▸ Dataset content
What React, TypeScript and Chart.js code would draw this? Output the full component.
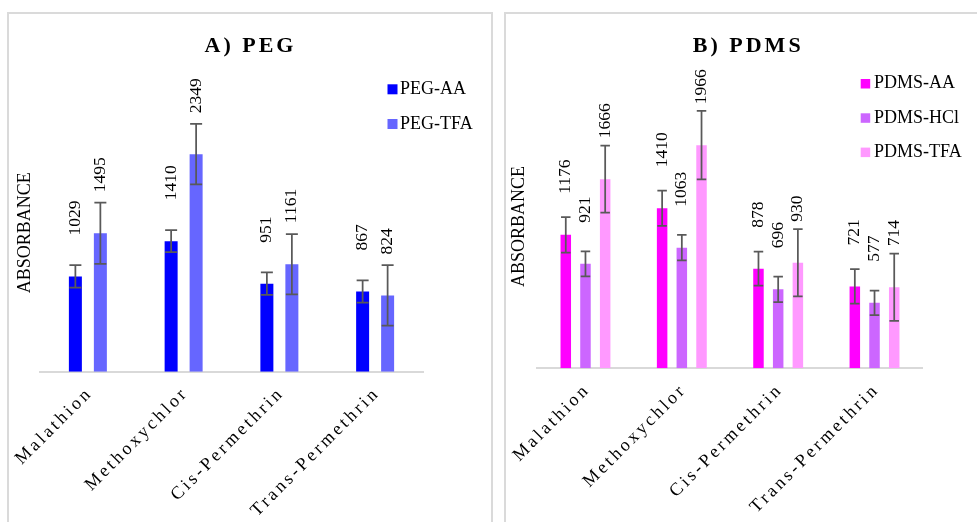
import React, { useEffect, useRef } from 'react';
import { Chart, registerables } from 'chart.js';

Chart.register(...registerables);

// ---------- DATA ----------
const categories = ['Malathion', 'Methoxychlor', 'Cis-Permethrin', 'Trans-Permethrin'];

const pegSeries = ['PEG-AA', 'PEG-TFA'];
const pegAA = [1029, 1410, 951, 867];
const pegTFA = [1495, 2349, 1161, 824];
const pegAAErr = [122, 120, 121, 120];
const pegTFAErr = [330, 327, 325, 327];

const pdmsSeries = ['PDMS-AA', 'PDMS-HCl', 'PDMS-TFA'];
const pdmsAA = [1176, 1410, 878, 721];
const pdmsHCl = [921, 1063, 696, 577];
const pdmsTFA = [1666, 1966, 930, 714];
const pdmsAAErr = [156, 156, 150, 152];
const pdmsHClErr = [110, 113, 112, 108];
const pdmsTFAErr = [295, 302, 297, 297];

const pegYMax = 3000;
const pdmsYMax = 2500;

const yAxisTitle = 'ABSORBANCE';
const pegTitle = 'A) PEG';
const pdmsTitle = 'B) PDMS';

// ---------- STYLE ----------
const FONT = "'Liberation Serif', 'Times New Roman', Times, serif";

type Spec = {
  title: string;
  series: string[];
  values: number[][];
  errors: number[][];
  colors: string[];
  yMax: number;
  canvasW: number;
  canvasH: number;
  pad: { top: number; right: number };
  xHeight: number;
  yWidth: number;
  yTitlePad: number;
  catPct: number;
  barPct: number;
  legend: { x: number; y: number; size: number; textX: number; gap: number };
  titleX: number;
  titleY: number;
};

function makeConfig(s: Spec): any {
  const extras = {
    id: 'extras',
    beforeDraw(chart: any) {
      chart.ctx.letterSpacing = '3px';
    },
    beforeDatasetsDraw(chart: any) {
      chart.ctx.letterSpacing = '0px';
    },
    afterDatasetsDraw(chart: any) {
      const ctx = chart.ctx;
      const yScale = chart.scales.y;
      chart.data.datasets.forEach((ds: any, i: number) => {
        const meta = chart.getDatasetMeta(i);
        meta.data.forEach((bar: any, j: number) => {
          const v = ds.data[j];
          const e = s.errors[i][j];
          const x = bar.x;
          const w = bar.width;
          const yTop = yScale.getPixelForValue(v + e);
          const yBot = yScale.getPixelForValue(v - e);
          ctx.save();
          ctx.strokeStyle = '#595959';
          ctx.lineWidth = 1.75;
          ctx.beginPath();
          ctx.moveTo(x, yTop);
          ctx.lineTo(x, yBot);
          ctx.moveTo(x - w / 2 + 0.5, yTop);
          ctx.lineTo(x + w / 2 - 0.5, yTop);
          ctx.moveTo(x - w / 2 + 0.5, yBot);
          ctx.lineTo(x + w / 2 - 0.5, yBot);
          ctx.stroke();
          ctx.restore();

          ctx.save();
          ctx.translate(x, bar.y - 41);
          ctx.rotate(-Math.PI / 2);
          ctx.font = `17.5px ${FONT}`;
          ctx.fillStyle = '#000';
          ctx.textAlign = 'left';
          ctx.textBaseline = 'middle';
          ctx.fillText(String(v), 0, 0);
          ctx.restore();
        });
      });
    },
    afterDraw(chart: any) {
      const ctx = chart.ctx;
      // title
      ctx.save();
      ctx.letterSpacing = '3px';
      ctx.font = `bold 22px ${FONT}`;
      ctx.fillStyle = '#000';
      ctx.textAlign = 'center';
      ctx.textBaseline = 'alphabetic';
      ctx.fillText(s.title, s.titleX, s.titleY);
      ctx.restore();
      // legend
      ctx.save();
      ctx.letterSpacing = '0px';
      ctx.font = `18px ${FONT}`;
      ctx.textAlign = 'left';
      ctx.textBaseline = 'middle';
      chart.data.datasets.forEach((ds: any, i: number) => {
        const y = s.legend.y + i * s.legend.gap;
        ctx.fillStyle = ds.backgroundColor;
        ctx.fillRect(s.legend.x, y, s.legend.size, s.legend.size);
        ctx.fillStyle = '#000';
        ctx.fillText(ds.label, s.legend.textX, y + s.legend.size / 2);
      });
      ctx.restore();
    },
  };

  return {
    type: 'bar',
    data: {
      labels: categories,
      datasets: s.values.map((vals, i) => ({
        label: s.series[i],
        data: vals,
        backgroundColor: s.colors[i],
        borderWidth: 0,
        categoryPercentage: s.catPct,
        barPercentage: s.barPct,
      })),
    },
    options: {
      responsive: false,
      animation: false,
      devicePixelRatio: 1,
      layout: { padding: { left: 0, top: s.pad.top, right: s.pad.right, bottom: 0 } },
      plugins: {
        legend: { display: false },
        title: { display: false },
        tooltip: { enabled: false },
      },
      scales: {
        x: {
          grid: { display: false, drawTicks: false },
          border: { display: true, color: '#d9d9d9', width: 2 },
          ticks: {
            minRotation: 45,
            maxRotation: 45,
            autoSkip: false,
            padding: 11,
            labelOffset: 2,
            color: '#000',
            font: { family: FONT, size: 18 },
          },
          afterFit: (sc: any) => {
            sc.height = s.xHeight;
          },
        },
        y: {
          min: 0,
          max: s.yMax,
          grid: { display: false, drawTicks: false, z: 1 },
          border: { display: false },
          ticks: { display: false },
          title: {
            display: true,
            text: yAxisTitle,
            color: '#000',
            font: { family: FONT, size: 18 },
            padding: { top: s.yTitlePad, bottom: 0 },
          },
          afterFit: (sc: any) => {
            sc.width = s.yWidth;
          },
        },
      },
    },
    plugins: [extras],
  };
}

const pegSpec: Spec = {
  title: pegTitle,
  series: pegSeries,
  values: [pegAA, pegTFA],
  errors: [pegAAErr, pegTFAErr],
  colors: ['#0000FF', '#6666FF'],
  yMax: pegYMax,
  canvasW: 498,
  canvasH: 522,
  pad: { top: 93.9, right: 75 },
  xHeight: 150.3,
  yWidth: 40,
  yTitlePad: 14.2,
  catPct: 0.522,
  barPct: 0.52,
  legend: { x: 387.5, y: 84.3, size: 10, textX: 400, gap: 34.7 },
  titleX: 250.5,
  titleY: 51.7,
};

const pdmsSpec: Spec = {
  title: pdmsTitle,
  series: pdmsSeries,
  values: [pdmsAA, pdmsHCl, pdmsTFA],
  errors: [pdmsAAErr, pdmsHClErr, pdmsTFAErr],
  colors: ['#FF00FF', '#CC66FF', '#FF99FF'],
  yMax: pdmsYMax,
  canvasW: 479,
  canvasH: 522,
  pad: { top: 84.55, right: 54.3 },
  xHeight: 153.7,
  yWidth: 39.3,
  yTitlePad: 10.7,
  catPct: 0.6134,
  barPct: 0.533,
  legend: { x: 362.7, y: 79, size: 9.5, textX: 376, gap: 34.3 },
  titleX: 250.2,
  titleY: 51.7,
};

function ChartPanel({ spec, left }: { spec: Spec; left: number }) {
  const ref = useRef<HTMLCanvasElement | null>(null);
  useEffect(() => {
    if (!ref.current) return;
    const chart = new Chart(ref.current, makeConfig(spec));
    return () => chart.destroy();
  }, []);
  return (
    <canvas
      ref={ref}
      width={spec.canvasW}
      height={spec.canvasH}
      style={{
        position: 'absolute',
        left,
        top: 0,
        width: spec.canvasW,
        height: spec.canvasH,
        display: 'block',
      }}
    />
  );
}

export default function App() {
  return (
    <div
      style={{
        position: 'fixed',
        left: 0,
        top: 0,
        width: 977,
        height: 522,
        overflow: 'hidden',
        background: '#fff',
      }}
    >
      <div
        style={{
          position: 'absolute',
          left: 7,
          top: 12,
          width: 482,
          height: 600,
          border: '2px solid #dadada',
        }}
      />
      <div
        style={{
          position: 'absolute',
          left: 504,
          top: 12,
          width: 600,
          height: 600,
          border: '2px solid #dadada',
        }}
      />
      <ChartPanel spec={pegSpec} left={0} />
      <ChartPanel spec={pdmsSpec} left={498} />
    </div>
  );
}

▸ Problem to solve
Scan the material above for the string "React" and return the lines that hold it.

▸ Solved problem
What React, TypeScript and Chart.js code would draw this? Output the full component.
import React, { useEffect, useRef } from 'react';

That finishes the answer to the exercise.